Les Chroniques de l'Imaginaire

Que reviennent ceux qui sont loin - Adrian, Pierre

Le narrateur revient passer ses vacances en Bretagne, dans la maison familiale en bord de mer qui accueille depuis des années les oncles, tantes, cousins et cousines, pièces rapportées et petits-enfants. Toute l'année, la maison s'endort en attendant que les membres de la famille viennent la sortir de son sommeil aux prémices de l'été. La vie reprend alors ses droits et les journées s'écoulent au rythme des allées et venues de ceux qui arrivent puis de ceux qui repartent. Le lave-linge et le lave-vaisselle s'en donnent à cœur joie, les placards débordent et les repas se font dans la bonne humeur et la multitude.
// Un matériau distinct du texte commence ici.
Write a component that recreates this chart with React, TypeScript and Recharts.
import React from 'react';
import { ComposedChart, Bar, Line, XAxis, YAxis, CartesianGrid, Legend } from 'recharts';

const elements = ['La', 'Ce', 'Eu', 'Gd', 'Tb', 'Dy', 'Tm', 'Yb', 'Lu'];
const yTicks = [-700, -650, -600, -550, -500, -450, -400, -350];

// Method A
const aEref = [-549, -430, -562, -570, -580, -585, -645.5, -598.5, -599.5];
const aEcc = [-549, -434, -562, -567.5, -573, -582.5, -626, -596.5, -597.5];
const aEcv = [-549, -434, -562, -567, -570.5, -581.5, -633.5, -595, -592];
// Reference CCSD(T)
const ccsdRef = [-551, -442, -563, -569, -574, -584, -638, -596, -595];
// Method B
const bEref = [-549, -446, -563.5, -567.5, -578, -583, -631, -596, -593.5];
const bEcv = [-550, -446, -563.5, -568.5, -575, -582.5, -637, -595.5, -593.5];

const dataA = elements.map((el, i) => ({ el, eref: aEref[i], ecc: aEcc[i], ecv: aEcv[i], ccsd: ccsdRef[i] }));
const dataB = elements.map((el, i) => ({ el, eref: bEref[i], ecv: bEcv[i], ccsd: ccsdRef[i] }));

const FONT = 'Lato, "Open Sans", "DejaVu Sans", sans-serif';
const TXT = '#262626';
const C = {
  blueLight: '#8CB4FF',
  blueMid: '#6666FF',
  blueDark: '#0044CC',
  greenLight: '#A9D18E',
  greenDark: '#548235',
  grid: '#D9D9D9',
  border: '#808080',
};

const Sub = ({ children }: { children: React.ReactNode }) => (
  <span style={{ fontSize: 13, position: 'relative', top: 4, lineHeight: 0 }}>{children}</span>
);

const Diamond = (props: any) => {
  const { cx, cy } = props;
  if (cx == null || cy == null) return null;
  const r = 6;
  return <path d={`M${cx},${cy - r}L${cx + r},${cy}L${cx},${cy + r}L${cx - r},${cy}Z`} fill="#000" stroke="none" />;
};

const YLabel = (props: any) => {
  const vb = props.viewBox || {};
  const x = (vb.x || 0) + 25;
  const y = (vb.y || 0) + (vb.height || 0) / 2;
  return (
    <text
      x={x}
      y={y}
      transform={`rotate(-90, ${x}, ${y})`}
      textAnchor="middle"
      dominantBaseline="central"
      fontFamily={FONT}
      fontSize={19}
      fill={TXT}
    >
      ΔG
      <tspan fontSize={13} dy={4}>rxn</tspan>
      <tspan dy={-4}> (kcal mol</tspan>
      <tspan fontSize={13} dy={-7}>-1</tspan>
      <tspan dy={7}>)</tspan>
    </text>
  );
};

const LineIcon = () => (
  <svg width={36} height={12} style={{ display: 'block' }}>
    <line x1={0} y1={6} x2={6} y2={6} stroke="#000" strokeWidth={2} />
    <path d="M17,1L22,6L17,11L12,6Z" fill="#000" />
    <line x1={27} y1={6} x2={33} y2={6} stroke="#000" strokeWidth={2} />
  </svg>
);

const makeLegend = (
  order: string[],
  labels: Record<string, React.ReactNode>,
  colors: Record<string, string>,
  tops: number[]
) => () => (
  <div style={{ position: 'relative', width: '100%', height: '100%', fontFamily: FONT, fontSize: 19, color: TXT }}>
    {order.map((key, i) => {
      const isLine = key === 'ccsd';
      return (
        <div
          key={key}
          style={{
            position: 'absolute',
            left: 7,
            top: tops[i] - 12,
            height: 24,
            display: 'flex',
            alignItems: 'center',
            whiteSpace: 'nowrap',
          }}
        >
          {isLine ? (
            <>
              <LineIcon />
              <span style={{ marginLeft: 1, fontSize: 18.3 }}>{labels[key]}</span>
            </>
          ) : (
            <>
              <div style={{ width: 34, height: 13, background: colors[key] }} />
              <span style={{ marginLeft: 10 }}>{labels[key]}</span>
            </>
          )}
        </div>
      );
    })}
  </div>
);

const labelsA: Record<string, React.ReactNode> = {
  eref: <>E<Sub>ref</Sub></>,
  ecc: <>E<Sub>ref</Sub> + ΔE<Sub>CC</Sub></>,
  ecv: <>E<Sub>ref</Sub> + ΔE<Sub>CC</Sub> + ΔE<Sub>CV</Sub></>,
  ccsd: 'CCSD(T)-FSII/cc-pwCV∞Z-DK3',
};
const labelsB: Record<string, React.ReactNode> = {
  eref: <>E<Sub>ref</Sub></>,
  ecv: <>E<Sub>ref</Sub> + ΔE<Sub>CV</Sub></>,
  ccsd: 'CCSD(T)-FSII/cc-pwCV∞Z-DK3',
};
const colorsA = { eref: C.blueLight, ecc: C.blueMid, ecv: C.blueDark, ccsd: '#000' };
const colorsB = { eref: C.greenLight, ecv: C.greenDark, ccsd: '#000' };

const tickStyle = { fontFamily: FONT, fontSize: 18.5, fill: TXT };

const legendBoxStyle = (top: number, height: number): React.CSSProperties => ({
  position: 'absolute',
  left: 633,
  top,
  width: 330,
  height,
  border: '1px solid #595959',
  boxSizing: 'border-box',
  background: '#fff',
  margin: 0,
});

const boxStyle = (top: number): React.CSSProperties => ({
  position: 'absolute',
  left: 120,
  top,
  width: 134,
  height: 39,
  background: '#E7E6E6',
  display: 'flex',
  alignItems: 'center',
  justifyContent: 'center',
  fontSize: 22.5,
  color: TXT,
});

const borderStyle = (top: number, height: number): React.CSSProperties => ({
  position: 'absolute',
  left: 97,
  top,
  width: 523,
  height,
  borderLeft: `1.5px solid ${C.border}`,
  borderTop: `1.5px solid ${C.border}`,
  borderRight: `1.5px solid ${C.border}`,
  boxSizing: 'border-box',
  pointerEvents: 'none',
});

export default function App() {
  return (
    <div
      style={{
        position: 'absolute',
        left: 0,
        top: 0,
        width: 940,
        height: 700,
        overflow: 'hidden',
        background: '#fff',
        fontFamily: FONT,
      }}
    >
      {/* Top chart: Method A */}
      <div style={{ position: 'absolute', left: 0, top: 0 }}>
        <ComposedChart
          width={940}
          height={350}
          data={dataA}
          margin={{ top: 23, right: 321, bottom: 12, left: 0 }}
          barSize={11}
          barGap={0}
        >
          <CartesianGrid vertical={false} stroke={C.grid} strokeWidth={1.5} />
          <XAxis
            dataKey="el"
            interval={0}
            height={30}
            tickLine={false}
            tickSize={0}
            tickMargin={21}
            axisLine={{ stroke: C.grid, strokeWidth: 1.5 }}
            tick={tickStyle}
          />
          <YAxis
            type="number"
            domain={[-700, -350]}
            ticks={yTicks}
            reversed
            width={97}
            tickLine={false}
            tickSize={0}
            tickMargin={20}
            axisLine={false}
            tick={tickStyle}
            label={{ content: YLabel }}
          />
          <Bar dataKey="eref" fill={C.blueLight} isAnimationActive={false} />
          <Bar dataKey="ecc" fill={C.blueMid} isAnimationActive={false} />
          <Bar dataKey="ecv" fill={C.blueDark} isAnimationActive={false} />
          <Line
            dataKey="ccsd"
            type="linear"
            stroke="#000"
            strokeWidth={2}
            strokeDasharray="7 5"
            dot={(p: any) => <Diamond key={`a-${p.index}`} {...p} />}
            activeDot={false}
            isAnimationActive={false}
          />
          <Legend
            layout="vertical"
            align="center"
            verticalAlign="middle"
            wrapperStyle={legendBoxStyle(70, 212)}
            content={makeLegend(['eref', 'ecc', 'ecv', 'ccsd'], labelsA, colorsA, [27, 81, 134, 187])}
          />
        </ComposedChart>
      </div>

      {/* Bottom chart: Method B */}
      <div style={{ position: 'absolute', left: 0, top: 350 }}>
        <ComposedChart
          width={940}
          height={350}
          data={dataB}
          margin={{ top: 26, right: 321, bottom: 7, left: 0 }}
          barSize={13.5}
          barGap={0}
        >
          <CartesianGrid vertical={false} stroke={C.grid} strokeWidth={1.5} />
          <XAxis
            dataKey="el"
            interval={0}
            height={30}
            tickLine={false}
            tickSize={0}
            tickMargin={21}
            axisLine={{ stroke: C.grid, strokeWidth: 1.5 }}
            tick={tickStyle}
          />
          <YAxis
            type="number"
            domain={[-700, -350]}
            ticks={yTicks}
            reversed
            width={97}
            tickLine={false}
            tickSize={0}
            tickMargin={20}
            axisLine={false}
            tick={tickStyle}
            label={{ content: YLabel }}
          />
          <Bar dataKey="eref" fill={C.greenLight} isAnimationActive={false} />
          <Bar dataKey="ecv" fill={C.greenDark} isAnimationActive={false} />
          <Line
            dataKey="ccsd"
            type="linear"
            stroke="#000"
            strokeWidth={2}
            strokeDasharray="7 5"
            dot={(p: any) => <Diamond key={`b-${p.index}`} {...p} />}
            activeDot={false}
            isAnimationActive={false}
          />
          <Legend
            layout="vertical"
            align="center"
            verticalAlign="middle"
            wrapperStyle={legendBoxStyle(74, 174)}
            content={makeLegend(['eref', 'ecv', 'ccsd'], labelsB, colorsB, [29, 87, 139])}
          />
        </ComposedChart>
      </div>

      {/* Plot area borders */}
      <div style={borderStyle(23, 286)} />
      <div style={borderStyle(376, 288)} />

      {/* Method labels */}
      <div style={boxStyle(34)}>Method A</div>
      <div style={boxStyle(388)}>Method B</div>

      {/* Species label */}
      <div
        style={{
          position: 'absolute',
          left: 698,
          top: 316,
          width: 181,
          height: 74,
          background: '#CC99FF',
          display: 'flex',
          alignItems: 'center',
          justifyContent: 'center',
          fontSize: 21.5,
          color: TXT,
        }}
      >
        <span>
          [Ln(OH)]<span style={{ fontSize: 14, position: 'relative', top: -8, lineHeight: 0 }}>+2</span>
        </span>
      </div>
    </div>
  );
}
A trente ans, le narrateur regarde avec tendresse tous ces gens qu'il connaît depuis toujours et qu'il a un temps abandonnés en passant ses vacances d'été ailleurs. Il a grandi, a eu envie d'autre chose, et choisit à présent de retourner auprès des siens. C'est alors un sentiment mélangé de plaisir et de nostalgie qui l'envahit, lui qui est heureux de retrouver le cocon sécurisant de sa famille mais qui se rend bien compte, alors que sa grand-mère atteint l'âge où on ne sait pas si elle sera encore là le prochain été, qu'une page va peut-être se tourner. La maison restera-t-elle le refuge de leurs étés, ou est-ce que les liens vont se distendre jusqu'à ce que la maison soit ventilée dans un acte notarié ?
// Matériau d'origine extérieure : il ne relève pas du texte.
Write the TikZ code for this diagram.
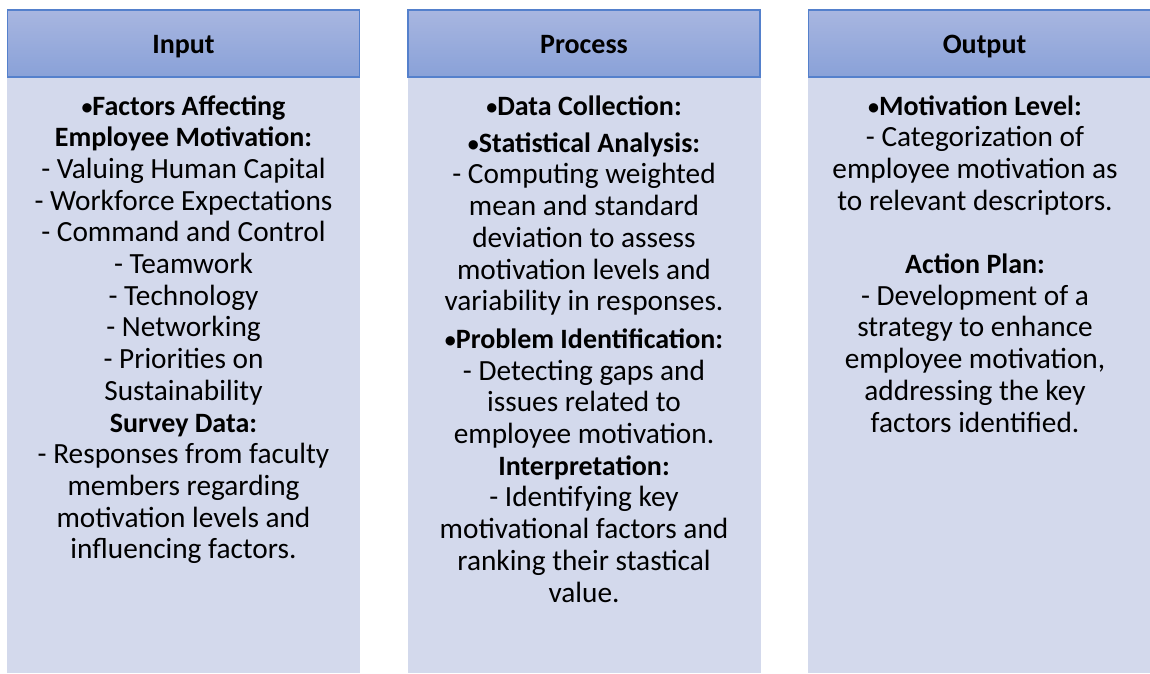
\documentclass[tikz,border=0pt]{standalone}
\usepackage{fontspec}
\setmainfont{Carlito}
\definecolor{ipocolor0001}{RGB}{168,182,224}
\definecolor{ipocolor0002}{RGB}{137,161,216}
\definecolor{ipocolor0003}{RGB}{84,128,204}
\definecolor{ipocolor0004}{RGB}{211,217,236}
\newcommand{\ipobul}{{\fontsize{22}{22}\selectfont\raisebox{0.5pt}{•}}}
\newcommand{\ipohd}[1]{{\fontsize{28}{31.7}\selectfont\bfseries #1}}
\begin{document}
\begin{tikzpicture}[yscale=-1
,hstyle/.style={draw=ipocolor0003,line width=1.5pt,top color=ipocolor0001,bottom color=ipocolor0002,minimum width=352pt,minimum height=67pt,inner sep=0,text height=23pt,text depth=4pt,font=\fontsize{28}{31.7}\selectfont\bfseries}
,bstyle/.style={fill=ipocolor0004,minimum width=353pt,minimum height=596pt,inner sep=0}
,tstyle/.style={anchor=base,align=center,inner sep=0,color=black,font=\fontsize{29.3}{31.7}\selectfont}
]
\useasboundingbox (0pt,0pt) rectangle (1150pt,673pt);
\clip (0pt,0pt) rectangle (1150pt,673pt);
\node[bstyle] (inbody) at (183.5pt,375pt) {};
\node[bstyle] (procbody) at (584pt,375pt) {};
\node[bstyle] (outbody) at (984.5pt,375pt) {};
\node[hstyle] (inhead) at (183.5pt,43.5pt) {Input};
\node[hstyle] (prochead) at (584pt,43.5pt) {Process};
\node[hstyle] (outhead) at (984.5pt,43.5pt) {Output};
\node[tstyle] (intext) at (183.5pt,558.8pt) {\ipohd{\ipobul Factors Affecting}\\
\ipohd{Employee Motivation:}\\
- Valuing Human Capital\\
- Workforce Expectations\\
- Command and Control\\
- Teamwork\\
- Technology\\
- Networking\\
- Priorities on\\
Sustainability\\
\ipohd{Survey Data:}\\
- Responses from faculty\\
members regarding\\
motivation levels and\\
influencing factors.};
\node[tstyle] (proctext) at (584pt,602pt) {\ipohd{\ipobul Data Collection:}\\[5.5pt]
\ipohd{\ipobul Statistical Analysis:}\\
- Computing weighted\\
mean and standard\\
deviation to assess\\
motivation levels and\\
variability in responses.\\[6pt]
\ipohd{\ipobul Problem Identification:}\\
- Detecting gaps and\\
issues related to\\
employee motivation.\\
\ipohd{Interpretation:}\\
- Identifying key\\
motivational factors and\\
ranking their stastical\\
value.};
\node[tstyle] (outtext) at (975pt,432pt) {\ipohd{\ipobul Motivation Level:}\\
- Categorization of\\
employee motivation as\\
to relevant descriptors.\\[31.7pt]
\ipohd{Action Plan:}\\
- Development of a\\
strategy to enhance\\
employee motivation,\\
addressing the key\\
factors identified.};
\end{tikzpicture}
\end{document}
Ce récit est celui d'un homme qui bascule d'une période à une autre. Il glisse de l'enfance vers l'âge adulte, en remarquant toutes ces petites choses qui lui semblaient auparavant insignifiantes et qui se révèlent les marqueurs de ses étés de jeunesse. La vieille nappe en toile cirée, les grains de sable dans les draps, la soirée du quinze août qui marque la fin des vacances...
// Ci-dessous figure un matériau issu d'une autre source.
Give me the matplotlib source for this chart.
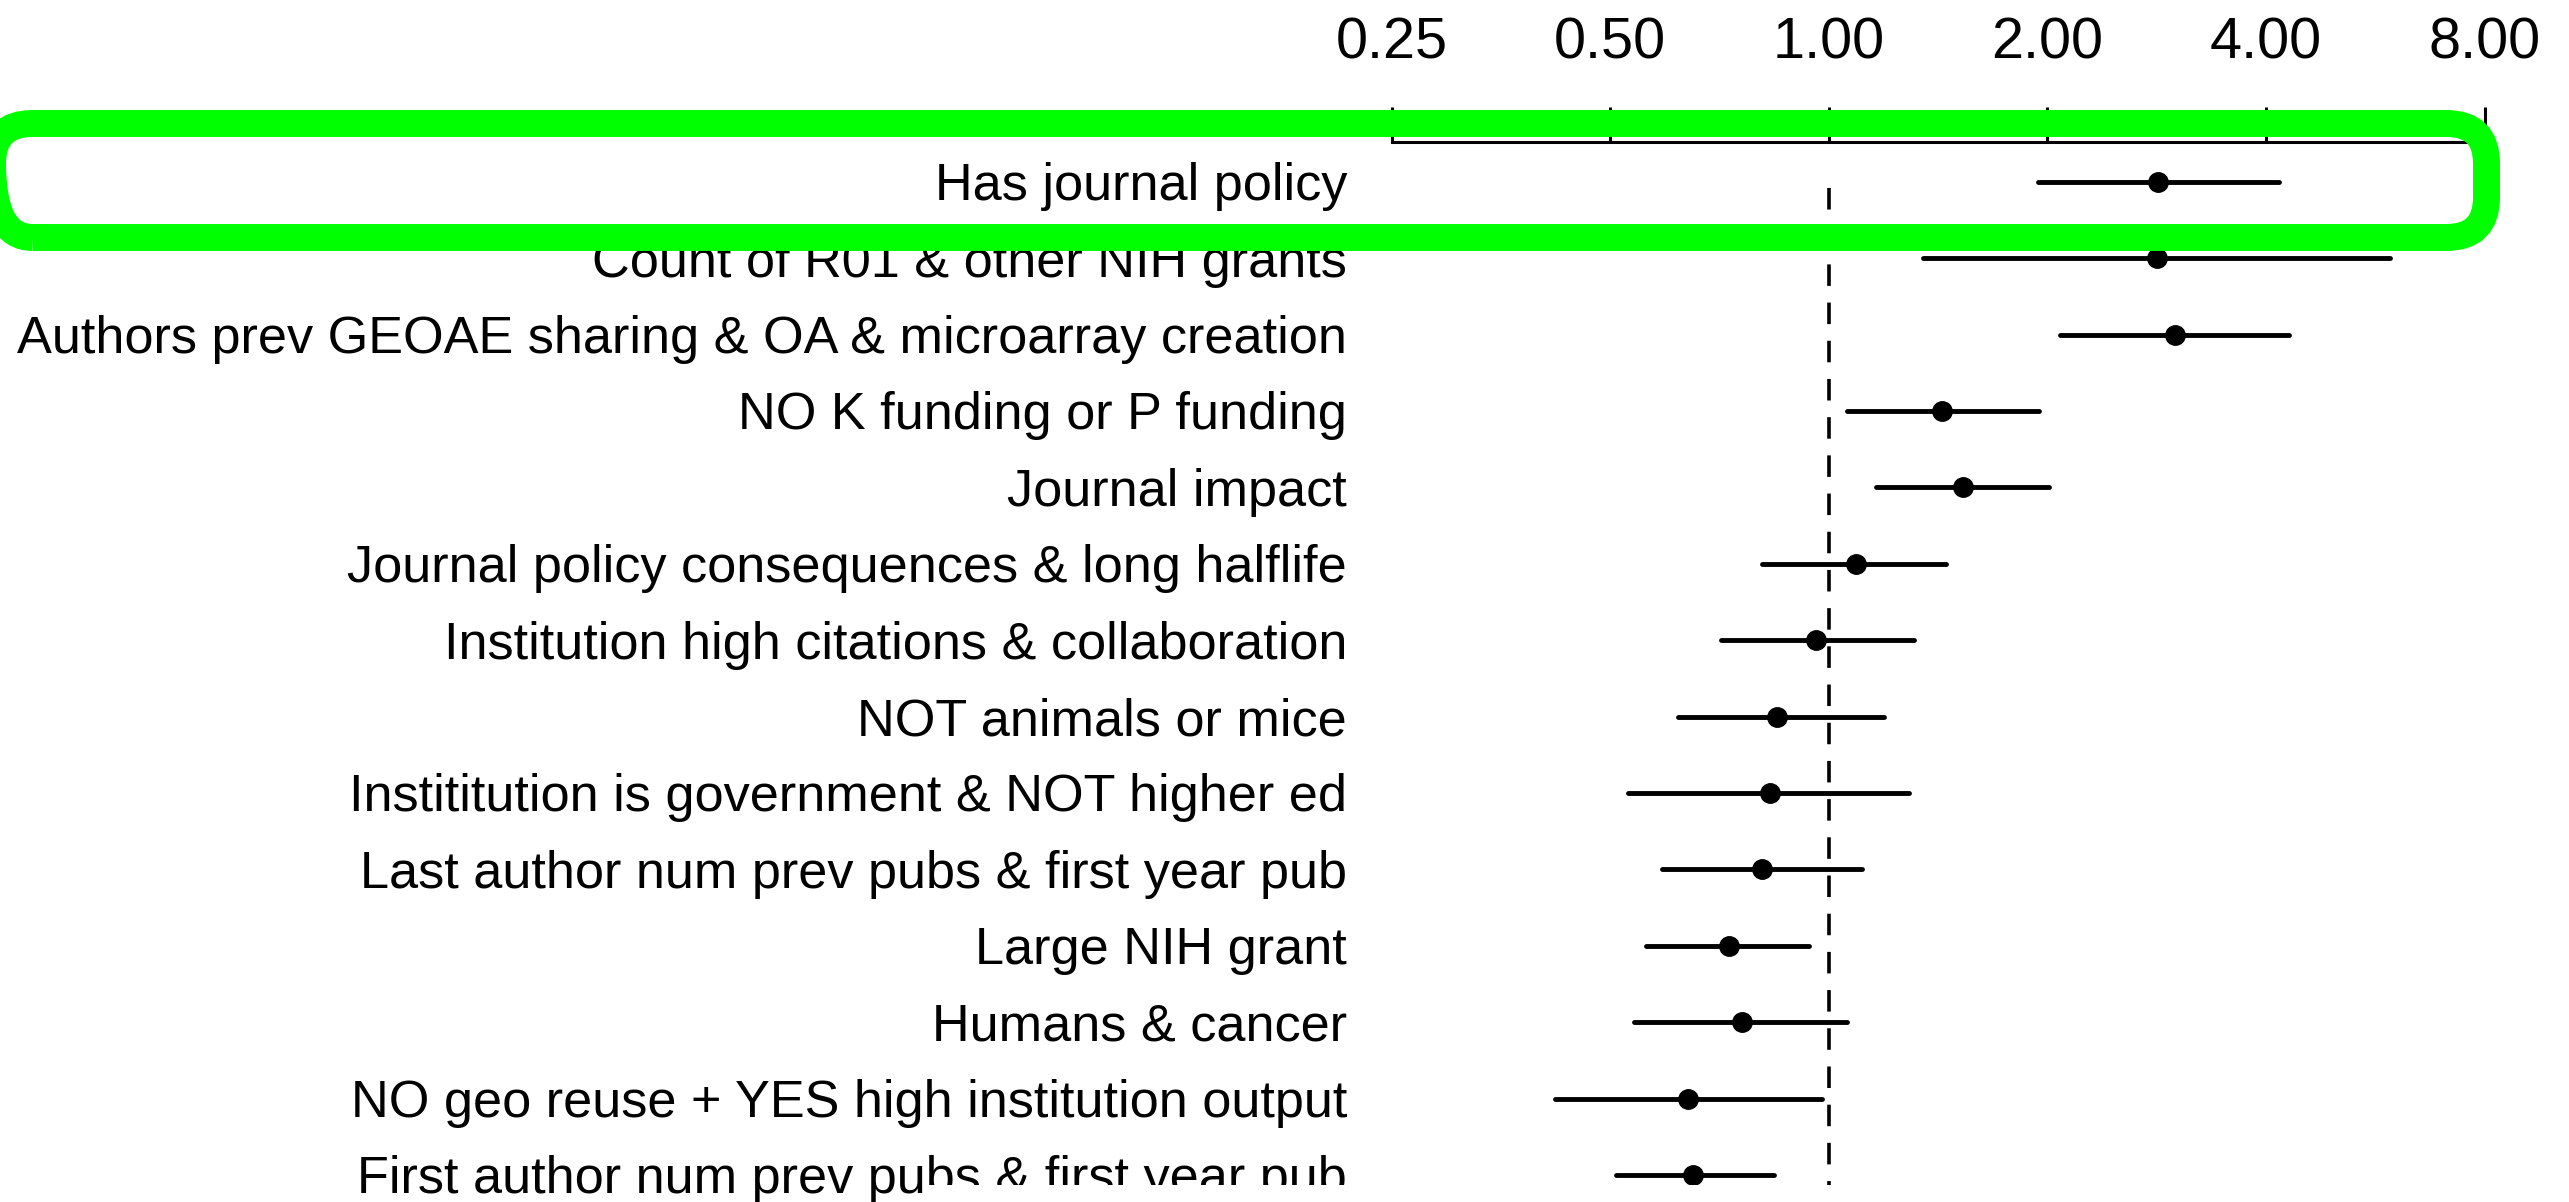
import matplotlib
matplotlib.use('Agg')
import matplotlib.pyplot as plt
import matplotlib.transforms as mtransforms
from matplotlib.patches import FancyBboxPatch, Rectangle

# factor labels, top to bottom
factor_lst = [
    'Has journal policy',
    'Count of R01 & other NIH grants',
    'Authors prev GEOAE sharing & OA & microarray creation',
    'NO K funding or P funding',
    'Journal impact',
    'Journal policy consequences & long halflife',
    'Institution high citations & collaboration',
    'NOT animals or mice',
    'Instititution is government & NOT higher ed',
    'Last author num prev pubs & first year pub',
    'Large NIH grant',
    'Humans & cancer',
    'NO geo reuse + YES high institution output',
    'First author num prev pubs & first year pub',
]

# odds ratios and 95% interval
odds_lst = [2.84, 2.83, 3.00, 1.43, 1.53, 1.09, 0.96, 0.85, 0.83, 0.81, 0.73, 0.76, 0.64, 0.65]
low_lst = [1.94, 1.35, 2.08, 1.06, 1.16, 0.81, 0.71, 0.62, 0.53, 0.59, 0.56, 0.54, 0.42, 0.51]
high_lst = [4.17, 5.92, 4.31, 1.95, 2.01, 1.45, 1.31, 1.19, 1.29, 1.11, 0.94, 1.06, 0.98, 0.84]

tick_lst = [0.25, 0.5, 1, 2, 4, 8]
tick_label_lst = ['0.25', '0.50', '1.00', '2.00', '4.00', '8.00']

# figure parameters
W_PX, H_PX = 2569, 1202
DPI = 100
LABEL_SIZE = 37.6
TICK_SIZE = 41.5
GREEN = '#00ff00'


def draw_forest():
    plt.rcParams['font.family'] = ['Liberation Sans', 'DejaVu Sans']
    plt.rcParams['lines.scale_dashes'] = False

    fig = plt.figure(figsize=(W_PX / DPI, H_PX / DPI), dpi=DPI)
    left, right, top = 1391.5, 2484.5, 141.7
    ax = fig.add_axes([left / W_PX, 0, (right - left) / W_PX, (H_PX - top) / H_PX])

    row_lst = list(range(len(factor_lst)))
    row0, step = 181.7, 76.4
    ax.set_ylim((H_PX - row0) / step, (top - row0) / step)
    ax.set_xscale('log', base=2)
    ax.set_xlim(tick_lst[0], tick_lst[-1])

    # reference line at 1
    ax.vlines(1, 0.083, 20, color='black', linewidth=2.6, linestyle=(0, (15.5, 12)))

    # intervals and points
    ax.hlines(row_lst, low_lst, high_lst, color='black', linewidth=3.5, capstyle='round', clip_on=False)
    ax.plot(odds_lst, row_lst, 'o', color='black', markersize=14, clip_on=False)

    # axis on top
    for side in ['left', 'right', 'bottom']:
        ax.spines[side].set_visible(False)
    ax.spines['top'].set_linewidth(2.2)
    ax.xaxis.tick_top()
    ax.set_xticks(tick_lst)
    ax.set_xticklabels(tick_label_lst)
    ax.minorticks_off()
    ax.tick_params(axis='x', which='major', length=25, width=2.2, pad=26, labelsize=TICK_SIZE)
    ax.set_yticks([])

    # factor labels, right aligned
    trans = mtransforms.blended_transform_factory(fig.transFigure, ax.transData)
    trans = trans + mtransforms.ScaledTranslation(0, -18.5 / DPI, fig.dpi_scale_trans)
    for row, name in zip(row_lst, factor_lst):
        ax.text(1347 / W_PX, row, name, transform=trans, ha='right', va='baseline',
                fontsize=LABEL_SIZE, clip_on=False)

    # green highlight round the first row
    box = FancyBboxPatch((-0.075, 9.645), 24.94, 1.14,
                         boxstyle='round,pad=0,rounding_size=0.4',
                         transform=fig.dpi_scale_trans, fill=False,
                         edgecolor=GREEN, linewidth=19.4, zorder=10)
    fig.add_artist(box)

    # the bottom strip of the source is cut off on the right
    cover = Rectangle((9.26, 0), 17, 0.17, transform=fig.dpi_scale_trans,
                      facecolor='white', edgecolor='none', zorder=11)
    fig.add_artist(cover)

    fig.savefig('out.png', dpi=DPI)


if __name__ == '__main__':
    draw_forest()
C'est doux et juste, on retrouve aisément les repères des familles qui se retrouvent pour les vacances d'été avant de se quitter pour une année. Même lieu, même moment, mêmes souvenirs. La force du récit est ce sentiment d'universalité qu'il éveille, car chacun peut s'y retrouver. C'est aussi sa faiblesse, car l'histoire manque de singularité et de faits marquants qui lui donneraient une saveur particulière. Toutefois, l'écriture tendre et fluide de Pierre Adrian ajoute du charme à cette atmosphère mélancolique qui à elle seule vaut la lecture.